Именно так — и я очень рано понял это, хотя еще ничего не знал о последствиях такого отношения. Главное в жизни стиль, а не искренность — этому меня научила мама. Не то чтобы она была неискренней, когда дело касалось Ирландии и англичан, но ее особенностью был именно стиль, окрашенный любовью ко всему необычному, экзотическому, экстравагантному. Да, ей нравилось быть «леди Уайльд», женой всеми уважаемого сэра Уильяма, но я всегда вспоминаю случай — я тогда был студентом, — когда одна из подруг попросила разрешения привести «респектабельную» знакомую на один из наших субботних званых вечеров. «Респектабельную! — воскликнула мама. — Никогда не произноси здесь этого слова. Респектабельными бывают только торговцы». С тех пор я приглашал домой друзей, где их встречала мама, говоря, что мы с ней вместе основали Общество усмирения добродетели.

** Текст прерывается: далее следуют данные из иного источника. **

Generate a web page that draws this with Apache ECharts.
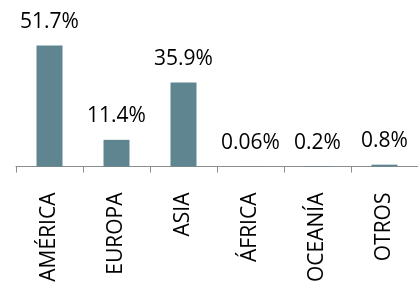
<!DOCTYPE html>
<html><head><meta charset="utf-8">
<script src="https://cdn.jsdelivr.net/npm/echarts@6/dist/echarts.min.js"></script>
<style>html,body{margin:0;padding:0;background:#fff}#c{width:418px;height:285px}</style>
</head><body><div id="c"></div>
<script>
const categories = ['AMÉRICA', 'EUROPA', 'ASIA', 'ÁFRICA', 'OCEANÍA', 'OTROS'];
const shares = [51.7, 11.4, 35.9, 0.06, 0.2, 0.8];

const chart = echarts.init(document.getElementById('c'), null, {renderer: 'canvas'});
chart.setOption({
  animation: false,
  grid: {left: 16, right: 0, top: 26, bottom: 118},
  xAxis: {
    type: 'category',
    data: categories,
    axisLine: {lineStyle: {color: '#8c8c8c', width: 1}},
    axisTick: {show: true, length: 6, lineStyle: {color: '#8c8c8c'}},
    axisLabel: {rotate: 90, margin: 26, fontFamily: 'Open Sans', fontSize: 21, color: '#000', interval: 0}
  },
  yAxis: {type: 'value', min: 0, max: 60, show: false, splitLine: {show: false}},
  series: [{
    type: 'bar',
    data: shares,
    barWidth: 26,
    itemStyle: {color: '#5f8690'},
    label: {
      show: true, position: 'top', distance: 13,
      fontFamily: 'Open Sans', fontSize: 21, color: '#000',
      formatter: p => p.value + '%'
    }
  }]
});
</script></body></html>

Восхищение порочностью, отрицание всех правильных ценностей среднего класса, которых с таким рвением придерживались в Викторианскую эпоху, — именно с этим вас всегда ассоциируют. Вас это никак не смущает?
Ни в малейшей степени. Порочность — это просто миф, придуманный добродетельными и респектабельными людьми, чтобы объяснить непонятную привлекательность тех, кто от них отличается. Добродетельные люди взывают к разуму — дурные люди возбуждают воображение. Вот почему преступники всегда привлекали меня, а позднее именно из-за этого я попал в беду. Но, если ты предпочитаешь писать о людях, чье поведение критики клеймят как аморальное, это не означает, что ты сам придерживаешься такого поведения. Это очень скользкая тема — искусство и мораль, и я, пожалуй, остановлюсь на ней позже, когда вы поймете, почему я предал гласности некоторые вещи, которые я делал.
Хорошо. Давайте поговорим о годах становления вашей личности. Насколько я понимаю, вы с вашим братом Уилли получили вполне традиционное воспитание?